Wednesday, August 6, 2014

Listening to the Zen Masters

There are no Ch'an/Zen Masters except possibly Wangsong who do not have a sudden enlightenment story. Such stories were customarily presented at the beginning of any collection of "sayings" or writings by the Master.

Why? Because the essence of Ch'an is "sudden enlightenment."

Nobody in Chinese or Japanese Zen history seems to have believed that any of what a non-enlightened person says about Zen could ever be of the least interest or importance, any more than you or I would trouble ourselves over the idea of our names coming up in the gossip of inmates in a mental hospital.

An unenlightened person is, by definition, merely a drone speaking or writing from received ideas, which are delusions. To think that such a person could meaningfully critique or an interpret the words or doings of an enlightened Master is a glaring contradiction in terms.

One reads a piece of "Zen" writing -- whether a poem or a Dharma speech or any other fragment of discourse -- always and only because the author is thought to be enlightened, and because reading it might help one to get enlightened, also.

Zen Masters are by definition greatly enlightened -- if you are not greatly enlightened, you cannot be called a Zen Master. The way that enlightenment comes about is not only a topic of great interest in Ch'an literature, but its guiding question.

Figuring out if a person is a Zen Master or not is strictly a matter of accepting what he says about himself and his own enlightenment story (or not), as well as listening to what other Zen Masters have had to say about it (or not). Of special but not absolute importance is a recognition or certification of one Master's awakening by another Master who has been recognized as awakened by a previous Master, &c.

This is because there are no "objective" standards, no fixed rubric to help one determine who is enlightened and who isn't apart from the verbal record. At some point, one must simply "believe" it to be so, or at least, not disbelieve it.

Since Ch'an Buddhist students were already disposed to believe that "sudden enlightenment" is possible, though rare and hard to attain, it stands to reason that they would want to hear as much as possible about how a person who claims to be enlightened managed or happened to become so.

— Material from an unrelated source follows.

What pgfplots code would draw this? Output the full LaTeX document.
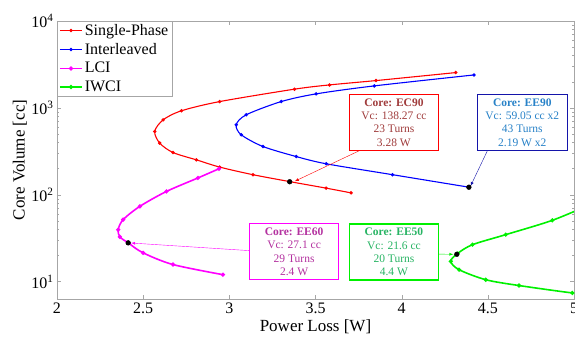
\documentclass[border=0pt]{standalone}
\usepackage{pgfplots}
\pgfplotsset{compat=1.18}
\usepackage{fontspec}
\setmainfont{Liberation Serif}
\definecolor{myred}{RGB}{255,0,0}
\definecolor{myblue}{RGB}{0,0,255}
\definecolor{mymag}{RGB}{255,0,255}
\definecolor{mygreen}{RGB}{0,240,0}
\definecolor{txtred}{RGB}{160,60,60}
\definecolor{txtblue}{RGB}{40,130,200}
\definecolor{txtmag}{RGB}{180,50,160}
\definecolor{txtgreen}{RGB}{40,180,100}
\definecolor{bordblue}{RGB}{20,20,170}
\begin{document}
\begin{tikzpicture}
\begin{axis}[
  scale only axis, width=517pt, height=278pt,
  ymode=log, xmin=2, xmax=5, ymin=6.3, ymax=10000,
  xtick={2,2.5,3,3.5,4,4.5,5},
  xticklabel style={/pgf/number format/assume math mode=true},
  ytick={10,100,1000,10000},
  yticklabels={10\textsuperscript{1},10\textsuperscript{2},10\textsuperscript{3},10\textsuperscript{4}},
  tick label style={font=\fontsize{16}{18}\selectfont},
  axis line style={gray!70},
  tick style={gray!70},
  tick align=inside,
  major tick length=4pt, minor tick length=2.5pt,
  xlabel={Power Loss [W]}, ylabel={Core Volume [cc]},
  label style={font=\fontsize{17}{19}\selectfont},
  xlabel style={at={(axis description cs:0.5,-0.1)},anchor=center},
  ylabel style={at={(axis description cs:-0.072,0.5)},anchor=center},
  legend style={at={(0,1)},anchor=north west,draw=gray!70,
    font=\fontsize{16}{18}\selectfont, inner xsep=2pt, inner ysep=1pt, row sep=2.5pt,
    cells={anchor=west}},
  legend cell align=left,
  legend image code/.code={\draw[mark repeat=2,mark phase=2,#1] plot coordinates {(0pt,0pt) (11pt,0pt) (22pt,0pt)};},
  clip=true,
]
\addplot[myred, line width=1.1pt, mark=*, mark size=1.1pt, smooth, tension=0.5] coordinates {
 (4.314,2547) (3.851,2061) (3.581,1837) (3.378,1641) (2.944,1181) (2.722,925)
 (2.616,728) (2.567,535) (2.596,393) (2.673,306) (2.809,252) (2.944,208)
 (3.137,170) (3.355,141) (3.562,119) (3.706,105)};
\addlegendentry{Single-Phase}
\addplot[myblue, line width=1.1pt, mark=*, mark size=1.1pt, smooth, tension=0.5] coordinates {
 (4.420,2393) (3.841,1790) (3.504,1449) (3.301,1181) (3.098,832) (3.040,638)
 (3.069,490) (3.195,359) (3.388,275) (3.562,227) (3.947,170) (4.391,122)};
\addlegendentry{Interleaved}
\addplot[mymag, line width=1.6pt, mark=*, mark size=1.2pt, smooth, tension=0.5] coordinates {
 (2.940,199) (2.818,156) (2.635,109) (2.481,73.5) (2.384,51.7) (2.355,39.6)
 (2.365,32.7) (2.413,27.9) (2.500,21.4) (2.673,15.7) (2.963,12.0)};
\addlegendentry{LCI}
\addplot[mygreen, line width=1.6pt, mark=*, mark size=1.2pt, smooth, tension=0.5] coordinates {
 (5.10,78) (4.874,50.7) (4.604,34.7) (4.411,26.6) (4.324,21.0) (4.285,17.1)
 (4.333,13.7) (4.488,10.5) (4.681,9.0) (4.990,7.4) (5.10,7.2)};
\addlegendentry{IWCI}
% highlighted design points
\addplot[only marks, mark=*, mark size=2.4pt, black, forget plot] coordinates {
 (3.35,141) (4.39,122) (2.413,27.9) (4.32,20.6)};
% arrows
\draw[-latex, myred, thin] (axis cs:3.754,321) -- (axis cs:3.38,143);
\draw[-latex, bordblue, thin] (axis cs:4.50,329) -- (axis cs:4.40,126);
\draw[-latex, mymag, thin] (axis cs:3.118,22.7) -- (axis cs:2.43,27.8);
\draw[-latex, mygreen, thin] (axis cs:4.214,20.7) -- (axis cs:4.30,20.6);
% boxes
\node[draw=myred, line width=1.3pt, fill=white, minimum width=89pt, minimum height=56pt, inner sep=1pt, align=center,
  text=txtred, font=\fontsize{11.5}{13.3}\selectfont] at (axis cs:3.955,681)
  {\textbf{Core: EC90}\\Vc: 138.27 cc\\23 Turns\\3.28 W};
\node[draw=bordblue, line width=1.3pt, fill=white, minimum width=90pt, minimum height=56pt, inner sep=1pt, align=center,
  text=txtblue, font=\fontsize{11.5}{13.3}\selectfont] at (axis cs:4.700,681)
  {\textbf{Core: EE90}\\Vc: 59.05 cc x2\\43 Turns\\2.19 W x2};
\node[draw=mymag, line width=1.3pt, fill=white, minimum width=89pt, minimum height=56pt, inner sep=1pt, align=center,
  text=txtmag, font=\fontsize{11.5}{13.3}\selectfont] at (axis cs:3.376,22.1)
  {\textbf{Core: EE60}\\Vc: 27.1 cc\\29 Turns\\2.4 W};
\node[draw=mygreen, line width=1.3pt, fill=white, minimum width=89pt, minimum height=56pt, inner sep=1pt, align=center,
  text=txtgreen, font=\fontsize{11.5}{13.3}\selectfont] at (axis cs:3.955,21.9)
  {\textbf{Core: EE50}\\Vc: 21.6 cc\\20 Turns\\4.4 W};
\end{axis}
\pgfresetboundingbox
\useasboundingbox (-57pt,-40pt) rectangle (518pt,299pt);
\end{tikzpicture}
\end{document}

Reputed Zen Masters were customarily sought out even in remote mountain retreats because it was believed that they might have some special talent, method or tactic for enlightening the seeker in his turn. And, in fact, like the fabled swordsmen and kung fu experts in Chinese wu xia movies, each Ch'an Master was renowned for some special style or trick, such as Lin-Chi's shouts or Yunmen's "one word barriers." Though, instead of being used by the Masters to win duels, these special tactics were used solely to jolt students into sudden awakening.

There would be no other reason to seek out Yunmen except the belief that Yunmen is enlightened, and the related commonplace belief that Yunmen may therefore be able to enlighten the seeker, also. After all, Yunmen himself approached his own Master for help in "clarifying the mind" (attaining wu, satori).

So it is quite natural for any Zen student to ask, like Yunmen, How do I clarify "this"? And it would be unreasonable to ask such a question of anybody but a person whom one believes, or at least does not disbelieve, to be enlightened.